In the U.S., for instance, the research is primarily focused on addressing questions related to water scarcity and food production in the West. 

The research in Nigeria concentrates on addressing agricultural data and information needs across the country, while the work in India and China is focused on questions related to crop production, nutrition, farmer livelihoods and water sustainability. 

“We look at the nutritional supply and climate resilience of different crops and their associated water, energy, fertilizer and pesticide needs and try to find opportunities to improve all of these outcomes simultaneously,” Davis said. 

When it comes to sustainability, Davis is interested in thinking about how sustainability is defined and who is ultimately involved in those definitions of sustainability. Depending on who has a seat at the table and what their priorities are, there can emerge vastly different definitions of what “sustainability” means. 

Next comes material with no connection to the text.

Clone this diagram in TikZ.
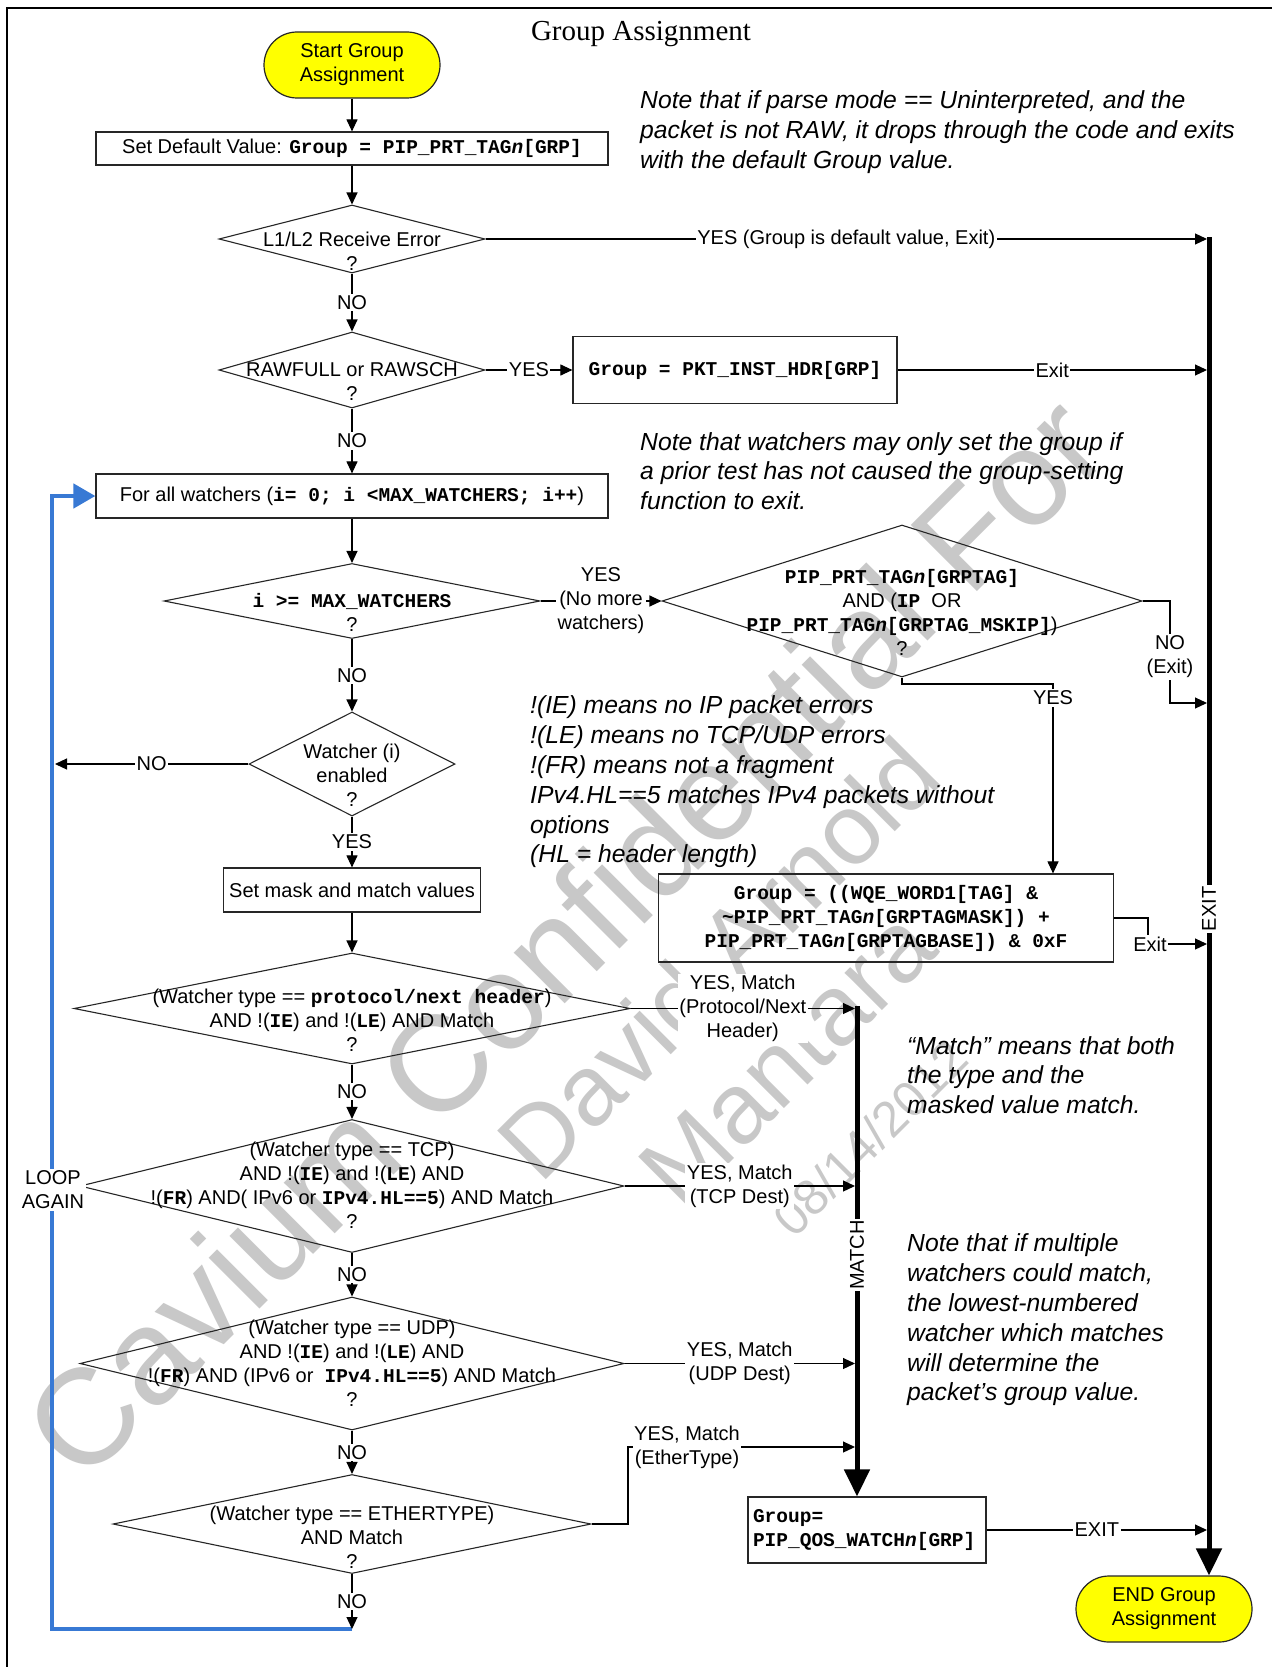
\documentclass[tikz,border=0pt]{standalone}
\usepackage{fontspec}
\setmainfont{Liberation Sans}
\newfontfamily\ttlfont{Liberation Serif}
\newfontfamily\courfont{Liberation Mono}
\usetikzlibrary{arrows.meta,shapes.geometric,shapes.misc}
\definecolor{loopblue}{RGB}{56,121,212}
\definecolor{wmgray}{RGB}{200,200,200}
\definecolor{termyellow}{RGB}{255,255,0}
\newcommand{\cb}[1]{{\courfont\bfseries\fontsize{19.5}{24}\selectfont #1}}
\newcommand{\cbn}{{\itshape n}}
\tikzset{
  txt/.style={font=\fontsize{20}{24}\selectfont, align=center, inner sep=0pt},
  note/.style={font=\fontsize{24.7}{29.8}\selectfont\itshape, align=left, anchor=west, inner sep=0pt},
  boxn/.style={draw=black!85, line width=1.2pt, inner sep=0pt, align=center, font=\fontsize{20}{24}\selectfont},
  dia/.style={draw=black!85, line width=1.1pt, diamond, inner sep=0pt},
  term/.style={draw=black!85, line width=1.2pt, fill=termyellow, rounded rectangle, inner sep=0pt, align=center, font=\fontsize{20}{24}\selectfont, minimum width=176pt, minimum height=66pt},
  lab/.style={fill=white, inner sep=1.5pt, align=center, font=\fontsize{20}{24}\selectfont},
  conn/.style={line width=1.1pt, -{Triangle[length=12pt,width=11pt]}},
  thickline/.style={line width=5pt, -{Triangle[length=27pt,width=25pt]}},
  loopline/.style={line width=4.5pt, draw=loopblue, line join=miter, -{Triangle[length=22pt,width=24pt]}},
  wm/.style={text=wmgray, rotate=45, inner sep=0pt},
}
\begin{document}
\begin{tikzpicture}[x=1pt,y=-1pt]
\useasboundingbox (0,0) rectangle (1272,1667);
\fill[white] (0,0) rectangle (1272,1667);

% watermark
\node[wm, font=\fontsize{136}{136}\selectfont] (wm1) at (564,936) {Cavium Confidential For};
\node[wm, font=\fontsize{100}{100}\selectfont] (wm2) at (718,958) {David Arnold};
\node[wm, font=\fontsize{100}{100}\selectfont] (wm3) at (787,1058) {Mantara};
\node[wm, font=\fontsize{50}{50}\selectfont] (wm4) at (870,1138) {08/14/2012};

% frame
\draw[line width=2pt] (7,1667) -- (7,8) -- (1272,8);

\node[font=\ttlfont\fontsize{29}{34}\selectfont] (title) at (641,34) {Group Assignment};

% nodes
\node[term] (start) at (352,65) {Start Group\\Assignment};
\node[boxn, minimum width=512pt, minimum height=33pt] (setdef) at (352,148.5) {Set Default Value: \cb{Group = PIP\_PRT\_TAG\cbn[GRP]}};

\node[dia, minimum width=266pt, minimum height=68pt] (d1) at (352,239) {};
\node[txt] (d1t) at (352,251) {L1/L2 Receive Error\\?};

\node[dia, minimum width=266pt, minimum height=76pt] (d2) at (352,370) {};
\node[txt] (d2t) at (352,382) {RAWFULL or RAWSCH\\?};

\node[boxn, minimum width=324pt, minimum height=67pt] (pkt) at (735,370) {\cb{Group = PKT\_INST\_HDR[GRP]}};

\node[boxn, minimum width=512pt, minimum height=44pt] (forb) at (352,496) {For all watchers (\cb{i= 0; i <MAX\_WATCHERS; i++})};

\node[dia, minimum width=376pt, minimum height=75pt] (d3) at (352,601) {};
\node[txt] (d3t) at (352,612.5) {\cb{i >= MAX\_WATCHERS}\\?};

\node[dia, minimum width=480pt, minimum height=152pt] (d4) at (902,601) {};
\node[txt] (d4t) at (902,612) {\cb{PIP\_PRT\_TAG\cbn[GRPTAG]}\\AND (\cb{IP}\ \ OR\\\cb{PIP\_PRT\_TAG\cbn[GRPTAG\_MSKIP]})\\?};

\node[dia, minimum width=206pt, minimum height=104pt] (d5) at (352,764) {};
\node[txt] (d5t) at (352,775) {Watcher (i)\\enabled\\?};

\node[boxn, minimum width=257pt, minimum height=44pt] (mask) at (352,890) {Set mask and match values};

\node[dia, minimum width=556pt, minimum height=111pt] (d6) at (352,1008.5) {};
\node[txt] (d6t) at (352,1020) {(Watcher type == \cb{protocol/next header})\\AND !(\cb{IE}) and !(\cb{LE}) AND Match\\?};

\node[dia, minimum width=544pt, minimum height=133pt] (d7) at (352,1186) {};
\node[txt] (d7t) at (352,1185) {(Watcher type == TCP)\\AND !(\cb{IE}) and !(\cb{LE}) AND\\!(\cb{FR}) AND( IPv6 or \cb{IPv4.HL==5}) AND Match\\?};

\node[dia, minimum width=544pt, minimum height=133pt] (d8) at (352,1363.5) {};
\node[txt] (d8t) at (352,1363) {(Watcher type == UDP)\\AND !(\cb{IE}) and !(\cb{LE}) AND\\!(\cb{FR}) AND (IPv6 or\ \ \cb{IPv4.HL==5}) AND Match\\?};

\node[dia, minimum width=478pt, minimum height=99pt] (d9) at (352,1524) {};
\node[txt] (d9t) at (352,1537) {(Watcher type == ETHERTYPE)\\AND Match\\?};

\node[boxn, minimum width=455pt, minimum height=88pt] (wqe) at (886,918) {\cb{Group = ((WQE\_WORD1[TAG] \&}\\\cb{\textasciitilde PIP\_PRT\_TAG\cbn[GRPTAGMASK]) +}\\\cb{PIP\_PRT\_TAG\cbn[GRPTAGBASE]) \& 0xF}};

\node[boxn, minimum width=238pt, minimum height=66pt, text width=228pt, align=left] (qos) at (867,1530) {\cb{Group=}\\\cb{PIP\_QOS\_WATCH\cbn[GRP]}};

\node[term] (endt) at (1164,1609) {END Group\\Assignment};

% notes
\node[note] (n1) at (640,132) {Note that if parse mode == Uninterpreted, and the\\packet is not RAW, it drops through the code and exits\\with the default Group value.};
\node[note] (n2) at (640,471) {Note that watchers may only set the group if\\a prior test has not caused the group-setting\\function to exit.};
\node[note] (n3) at (530,782) {!(IE) means no IP packet errors\\!(LE) means no TCP/UDP errors\\!(FR) means not a fragment\\IPv4.HL==5 matches IPv4 packets without\\options\\(HL = header length)};
\node[note] (n4) at (907,1075) {“Match” means that both\\the type and the\\masked value match.};
\node[note] (n5) at (907,1320) {Note that if multiple\\watchers could match,\\the lowest-numbered\\watcher which matches\\will determine the\\packet’s group value.};

% coordinates
\coordinate (xtop) at (1209,237);
\coordinate (xx) at (1207,0);
\coordinate (mtop) at (857,1006);
\coordinate (mx) at (855,0);
\coordinate (yx) at (1053,0);
\coordinate (loopc) at (352,1629);
\coordinate (bl) at (52,1629);
\coordinate (blx) at (55,0);

% thick lines
\draw[thickline] (xtop) -- (xtop |- endt.north);
\draw[thickline] (mtop) -- (mtop |- qos.north);
\node[lab, rotate=90] (xlab) at (1209,909) {EXIT};
\node[lab, rotate=90] (mlab) at (857,1255) {MATCH};

% loop
\draw[loopline] (loopc) -- (bl) -- (bl |- forb.west) -- (forb.west);
\node[lab] (loop) at (53,1190) {LOOP\\AGAIN};

% connectors
\draw[conn] (start.south) -- (setdef.north);
\draw[conn] (setdef.south) -- (d1.north);
\draw[conn] (d1.east) -- node[lab] (l1y) {YES (Group is default value, Exit)} (d1.east -| xx);
\draw[conn] (d1.south) -- node[lab] (l1n) {NO} (d2.north);
\draw[conn] (d2.east) -- node[lab] (l2y) {YES} (pkt.west);
\draw[conn] (pkt.east) -- node[lab] (l2e) {Exit} (pkt.east -| xx);
\draw[conn] (d2.south) -- node[lab] (l2n) {NO} (forb.north);
\draw[conn] (forb.south) -- (d3.north);
\draw[conn] (d3.east) -- node[lab] (l3y) {YES\\(No more\\watchers)} (d4.west);
\draw[conn] (d4.east) -- (1170,601) -- (1170,703) -- (1207,703);
\node[lab] (l4n) at (1170,657) {NO\\(Exit)};
\draw[conn] (d4.south) -- (902,684) -- (1053,684) -- (wqe.north -| yx);
\node[lab] (l4y) at (1053,698) {YES};
\draw[conn] (wqe.east) -- (1148,918) -- (1148,944) -- (1207,944);
\node[lab] (lwe) at (1150,944) {Exit};
\draw[conn] (d3.south) -- node[lab] (l3n) {NO} (d5.north);
\draw[conn] (d5.west) -- node[lab] (l5n) {NO} (d5.west -| blx);
\draw[conn] (d5.south) -- node[lab] (l5y) {YES} (mask.north);
\draw[conn] (mask.south) -- (d6.north);
\draw[conn] (d6.east) -- node[lab] (l6y) {YES, Match\\(Protocol/Next\\Header)} (d6.east -| mx);
\draw[conn] (d6.south) -- node[lab] (l6n) {NO} (d7.north);
\draw[conn] (d7.east) -- node[lab] (l7y) {YES, Match\\(TCP Dest)} (d7.east -| mx);
\draw[conn] (d7.south) -- node[lab] (l7n) {NO} (d8.north);
\draw[conn] (d8.east) -- node[lab] (l8y) {YES, Match\\(UDP Dest)} (d8.east -| mx);
\draw[conn] (d8.south) -- node[lab] (l8n) {NO} (d9.north);
\draw[conn] (d9.east) -- (628,1524) -- (628,1447) -- (855,1447);
\node[lab] (l9y) at (687,1447) {YES, Match\\(EtherType)};
\draw[conn] (d9.south) -- node[lab] (l9n) {NO} (loopc);
\draw[conn] (qos.east) -- node[lab] (lqe) {EXIT} (qos.east -| xx);
\end{tikzpicture}
\end{document}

“Once there is agreement on a definition, I’m also interested in finding out to what extent we can actually measure or quantify those different facets and dimensions of sustainability,” Davis said. “And for those aspects that we’re able to measure, how can we use those measures to start identifying solutions that produce win-wins across a variety of different dimensions of sustainability as it applies to food systems.” 

Davis said that more and more, when it comes to his research, he is interested in making sure that he produces actionable science. 

“I want the research that I do to help contribute to decision making and being useful to stakeholders in the different geographies that I’m interested in,” Davis said. “I feel fortunate to be in departments that value that and where there are many other researchers doing the same thing. My fellow faculty members are engaged and invested in the communities they work with, and I feel inspired by that daily. Even if we are working on different subjects or in different places, there is a common understanding that the work that we are doing can have a positive impact, and it’s great to be around people so dedicated to that.”

Kyle Davis and Dongyang Wei
Davis, pictured with Dongyang Wei, a doctoral candidate in the Department of Geography and Spatial Sciences, has a robust lab group that conducts research on sustainable agricultural food systems on a global scale with a key focus on four main countries: the United States, China, India and Nigeria.